- [DATA SECTION]:
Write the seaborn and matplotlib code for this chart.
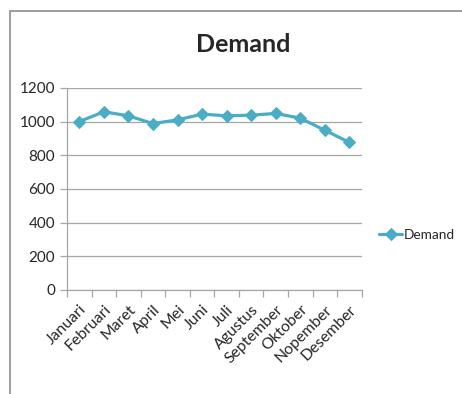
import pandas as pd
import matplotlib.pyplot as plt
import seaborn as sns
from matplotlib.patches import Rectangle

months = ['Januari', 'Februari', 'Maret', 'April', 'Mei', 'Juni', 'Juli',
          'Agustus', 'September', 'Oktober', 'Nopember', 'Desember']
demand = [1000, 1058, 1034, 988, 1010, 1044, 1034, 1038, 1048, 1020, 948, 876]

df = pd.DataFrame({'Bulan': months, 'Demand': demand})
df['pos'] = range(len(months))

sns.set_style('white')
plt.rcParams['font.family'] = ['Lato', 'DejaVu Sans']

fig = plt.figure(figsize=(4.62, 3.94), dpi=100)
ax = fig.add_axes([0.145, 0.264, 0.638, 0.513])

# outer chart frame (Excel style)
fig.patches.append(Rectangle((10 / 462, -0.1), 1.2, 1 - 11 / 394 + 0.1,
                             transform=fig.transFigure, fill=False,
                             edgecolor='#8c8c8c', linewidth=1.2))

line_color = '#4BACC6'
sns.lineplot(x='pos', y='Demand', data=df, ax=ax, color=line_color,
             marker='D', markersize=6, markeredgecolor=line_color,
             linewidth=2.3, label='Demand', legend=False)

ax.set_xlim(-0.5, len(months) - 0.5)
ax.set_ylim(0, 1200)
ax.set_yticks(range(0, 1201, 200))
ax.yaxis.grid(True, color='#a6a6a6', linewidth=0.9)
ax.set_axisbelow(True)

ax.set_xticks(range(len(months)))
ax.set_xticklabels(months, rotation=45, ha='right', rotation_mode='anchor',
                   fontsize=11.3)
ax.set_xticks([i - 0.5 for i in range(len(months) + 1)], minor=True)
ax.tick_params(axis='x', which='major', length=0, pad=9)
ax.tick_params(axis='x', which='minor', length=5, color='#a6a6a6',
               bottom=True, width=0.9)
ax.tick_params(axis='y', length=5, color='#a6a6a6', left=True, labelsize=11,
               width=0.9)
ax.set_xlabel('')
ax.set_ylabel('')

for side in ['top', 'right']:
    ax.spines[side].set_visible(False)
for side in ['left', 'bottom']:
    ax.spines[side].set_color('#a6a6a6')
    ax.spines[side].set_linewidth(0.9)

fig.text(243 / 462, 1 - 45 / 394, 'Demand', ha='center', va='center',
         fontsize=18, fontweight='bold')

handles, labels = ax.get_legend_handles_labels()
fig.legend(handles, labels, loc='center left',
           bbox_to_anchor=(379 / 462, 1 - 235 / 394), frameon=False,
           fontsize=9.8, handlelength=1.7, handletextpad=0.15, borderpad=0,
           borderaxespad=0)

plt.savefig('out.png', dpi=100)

- [EXERCISE]: Restate each line from the start of the listing through the line bearing "ax.set_axisbelow(True)" word for word. Drop the pictures.

- [ANSWER TO THE TASK]:
Write the seaborn and matplotlib code for this chart.
import pandas as pd
import matplotlib.pyplot as plt
import seaborn as sns
from matplotlib.patches import Rectangle

months = ['Januari', 'Februari', 'Maret', 'April', 'Mei', 'Juni', 'Juli',
          'Agustus', 'September', 'Oktober', 'Nopember', 'Desember']
demand = [1000, 1058, 1034, 988, 1010, 1044, 1034, 1038, 1048, 1020, 948, 876]

df = pd.DataFrame({'Bulan': months, 'Demand': demand})
df['pos'] = range(len(months))

sns.set_style('white')
plt.rcParams['font.family'] = ['Lato', 'DejaVu Sans']

fig = plt.figure(figsize=(4.62, 3.94), dpi=100)
ax = fig.add_axes([0.145, 0.264, 0.638, 0.513])

# outer chart frame (Excel style)
fig.patches.append(Rectangle((10 / 462, -0.1), 1.2, 1 - 11 / 394 + 0.1,
                             transform=fig.transFigure, fill=False,
                             edgecolor='#8c8c8c', linewidth=1.2))

line_color = '#4BACC6'
sns.lineplot(x='pos', y='Demand', data=df, ax=ax, color=line_color,
             marker='D', markersize=6, markeredgecolor=line_color,
             linewidth=2.3, label='Demand', legend=False)

ax.set_xlim(-0.5, len(months) - 0.5)
ax.set_ylim(0, 1200)
ax.set_yticks(range(0, 1201, 200))
ax.yaxis.grid(True, color='#a6a6a6', linewidth=0.9)
ax.set_axisbelow(True)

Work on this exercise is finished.